Exercise input ▸
— start —

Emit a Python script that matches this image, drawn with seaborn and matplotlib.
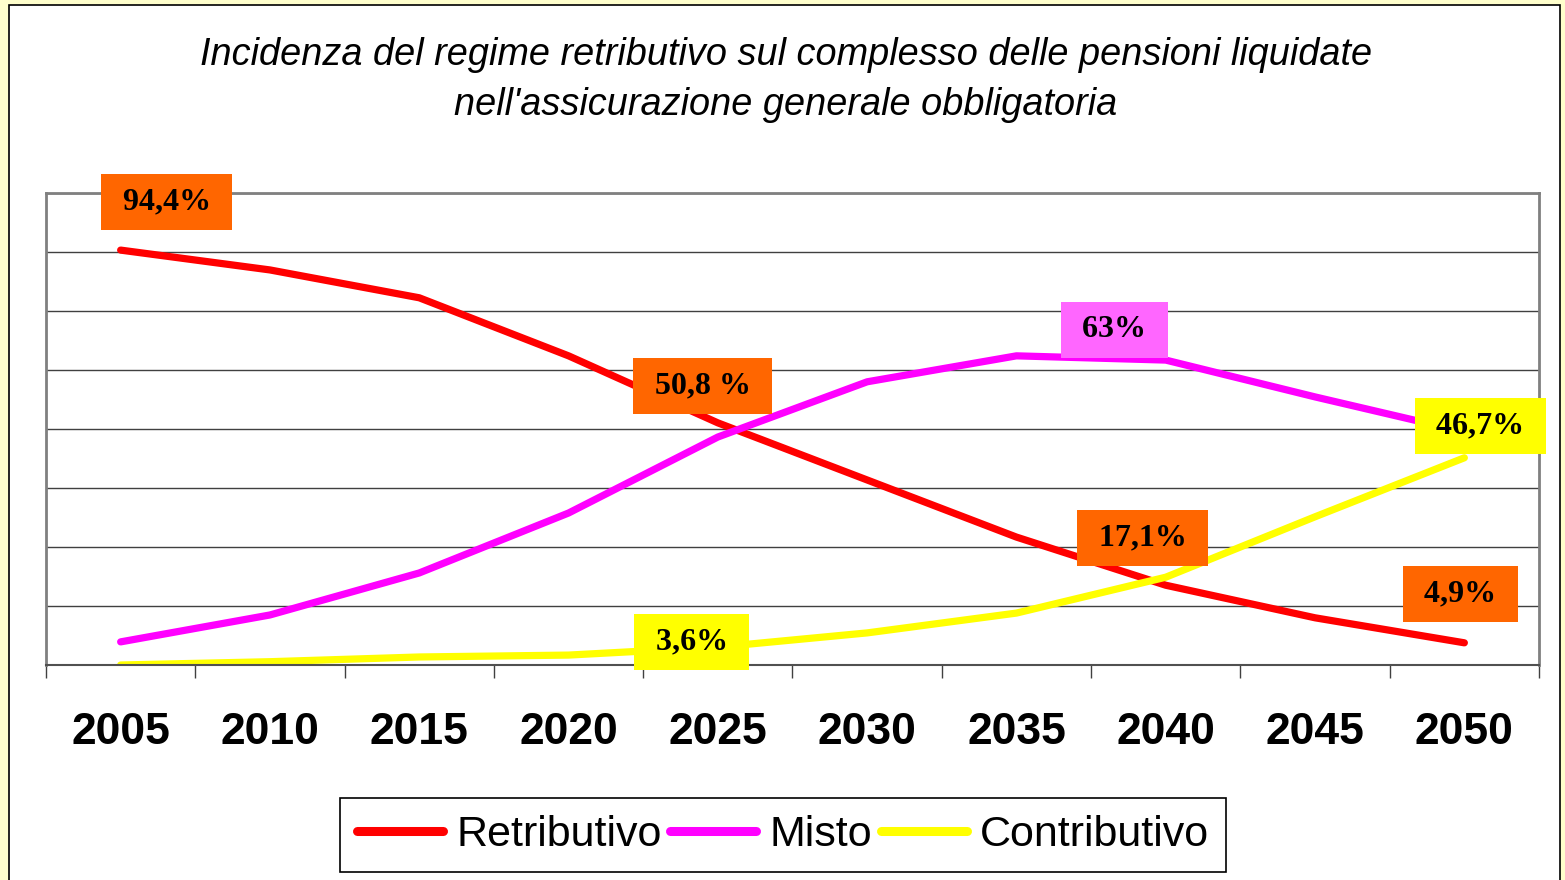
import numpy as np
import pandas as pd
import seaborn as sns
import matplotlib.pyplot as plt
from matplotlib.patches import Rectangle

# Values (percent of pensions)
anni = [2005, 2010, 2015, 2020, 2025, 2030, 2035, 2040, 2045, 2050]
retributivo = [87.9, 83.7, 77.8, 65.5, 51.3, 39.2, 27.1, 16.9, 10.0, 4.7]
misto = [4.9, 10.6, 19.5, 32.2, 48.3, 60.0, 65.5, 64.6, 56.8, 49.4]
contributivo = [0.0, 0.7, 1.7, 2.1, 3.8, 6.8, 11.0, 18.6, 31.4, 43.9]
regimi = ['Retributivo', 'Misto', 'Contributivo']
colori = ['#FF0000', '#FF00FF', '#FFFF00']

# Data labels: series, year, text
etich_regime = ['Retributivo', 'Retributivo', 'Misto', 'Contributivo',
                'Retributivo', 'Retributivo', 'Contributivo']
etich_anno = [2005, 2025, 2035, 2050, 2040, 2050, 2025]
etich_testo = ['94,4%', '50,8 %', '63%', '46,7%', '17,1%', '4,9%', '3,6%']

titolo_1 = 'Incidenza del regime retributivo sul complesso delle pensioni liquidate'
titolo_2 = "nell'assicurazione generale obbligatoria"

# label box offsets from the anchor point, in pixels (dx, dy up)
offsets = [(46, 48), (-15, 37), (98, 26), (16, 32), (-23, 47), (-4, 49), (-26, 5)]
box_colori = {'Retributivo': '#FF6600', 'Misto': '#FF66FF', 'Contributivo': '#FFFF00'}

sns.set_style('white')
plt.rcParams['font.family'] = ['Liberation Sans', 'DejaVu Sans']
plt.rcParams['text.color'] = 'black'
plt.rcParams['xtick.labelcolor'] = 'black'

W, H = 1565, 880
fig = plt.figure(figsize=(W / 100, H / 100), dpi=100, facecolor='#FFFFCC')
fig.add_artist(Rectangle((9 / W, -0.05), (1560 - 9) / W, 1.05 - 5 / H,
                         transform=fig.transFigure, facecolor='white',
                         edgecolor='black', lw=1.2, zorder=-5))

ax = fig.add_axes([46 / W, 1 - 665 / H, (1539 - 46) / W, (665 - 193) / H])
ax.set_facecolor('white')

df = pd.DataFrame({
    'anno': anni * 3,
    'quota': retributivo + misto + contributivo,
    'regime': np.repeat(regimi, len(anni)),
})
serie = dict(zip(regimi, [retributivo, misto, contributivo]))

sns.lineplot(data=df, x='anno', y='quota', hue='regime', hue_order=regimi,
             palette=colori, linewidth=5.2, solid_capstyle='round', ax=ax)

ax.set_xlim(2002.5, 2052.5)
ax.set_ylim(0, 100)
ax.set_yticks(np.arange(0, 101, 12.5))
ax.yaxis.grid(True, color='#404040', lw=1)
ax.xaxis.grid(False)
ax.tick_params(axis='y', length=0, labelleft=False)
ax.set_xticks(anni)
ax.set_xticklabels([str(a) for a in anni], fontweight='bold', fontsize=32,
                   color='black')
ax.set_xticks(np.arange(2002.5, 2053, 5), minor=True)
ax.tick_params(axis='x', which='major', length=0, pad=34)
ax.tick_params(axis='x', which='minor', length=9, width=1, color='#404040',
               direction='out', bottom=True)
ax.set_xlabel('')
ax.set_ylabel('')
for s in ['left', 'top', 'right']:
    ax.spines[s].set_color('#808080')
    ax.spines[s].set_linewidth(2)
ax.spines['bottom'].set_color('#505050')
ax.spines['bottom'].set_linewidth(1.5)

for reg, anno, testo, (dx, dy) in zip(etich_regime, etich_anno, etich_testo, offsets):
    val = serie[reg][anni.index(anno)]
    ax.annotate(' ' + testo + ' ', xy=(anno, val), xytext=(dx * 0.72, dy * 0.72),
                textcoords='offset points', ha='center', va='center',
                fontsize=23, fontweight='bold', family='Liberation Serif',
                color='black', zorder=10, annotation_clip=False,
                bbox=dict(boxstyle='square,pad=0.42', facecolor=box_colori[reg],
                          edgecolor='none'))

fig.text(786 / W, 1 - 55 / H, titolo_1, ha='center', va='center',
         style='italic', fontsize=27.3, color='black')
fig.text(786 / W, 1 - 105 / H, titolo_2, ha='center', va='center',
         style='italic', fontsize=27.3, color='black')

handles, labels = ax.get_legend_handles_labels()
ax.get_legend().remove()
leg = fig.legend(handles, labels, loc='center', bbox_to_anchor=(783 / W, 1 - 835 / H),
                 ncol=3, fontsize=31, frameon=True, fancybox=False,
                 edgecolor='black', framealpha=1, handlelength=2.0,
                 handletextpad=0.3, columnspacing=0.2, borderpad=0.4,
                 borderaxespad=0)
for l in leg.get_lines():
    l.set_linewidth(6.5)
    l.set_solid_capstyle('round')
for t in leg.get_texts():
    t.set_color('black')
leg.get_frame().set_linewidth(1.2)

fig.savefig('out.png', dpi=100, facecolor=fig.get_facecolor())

— end —
— start —

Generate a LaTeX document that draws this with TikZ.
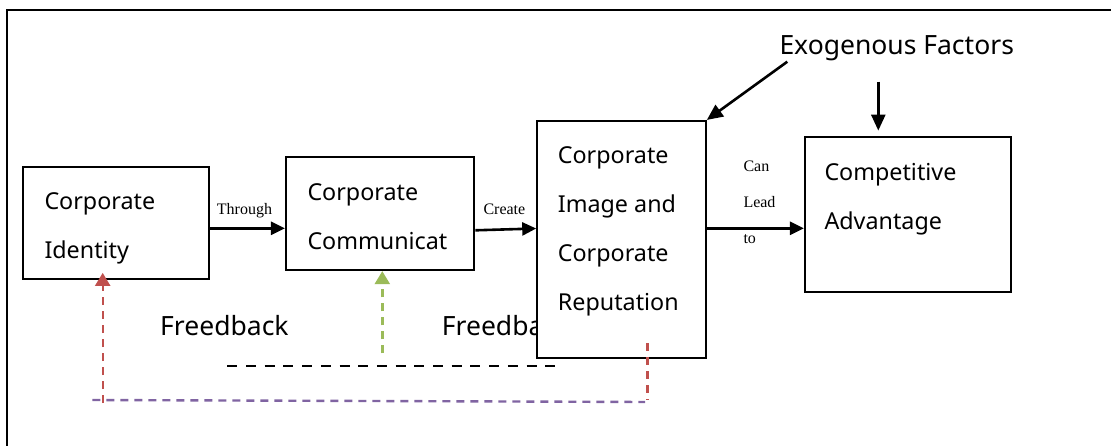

— end —

Using the data above, set down each line from the line with "Emit a Python" to the line with "from matplotlib.patches import Rectangle" exactly, both ends included, and leave the pictures behind. Nothing else belongs.

Emit a Python script that matches this image, drawn with seaborn and matplotlib.
import numpy as np
import pandas as pd
import seaborn as sns
import matplotlib.pyplot as plt
from matplotlib.patches import Rectangle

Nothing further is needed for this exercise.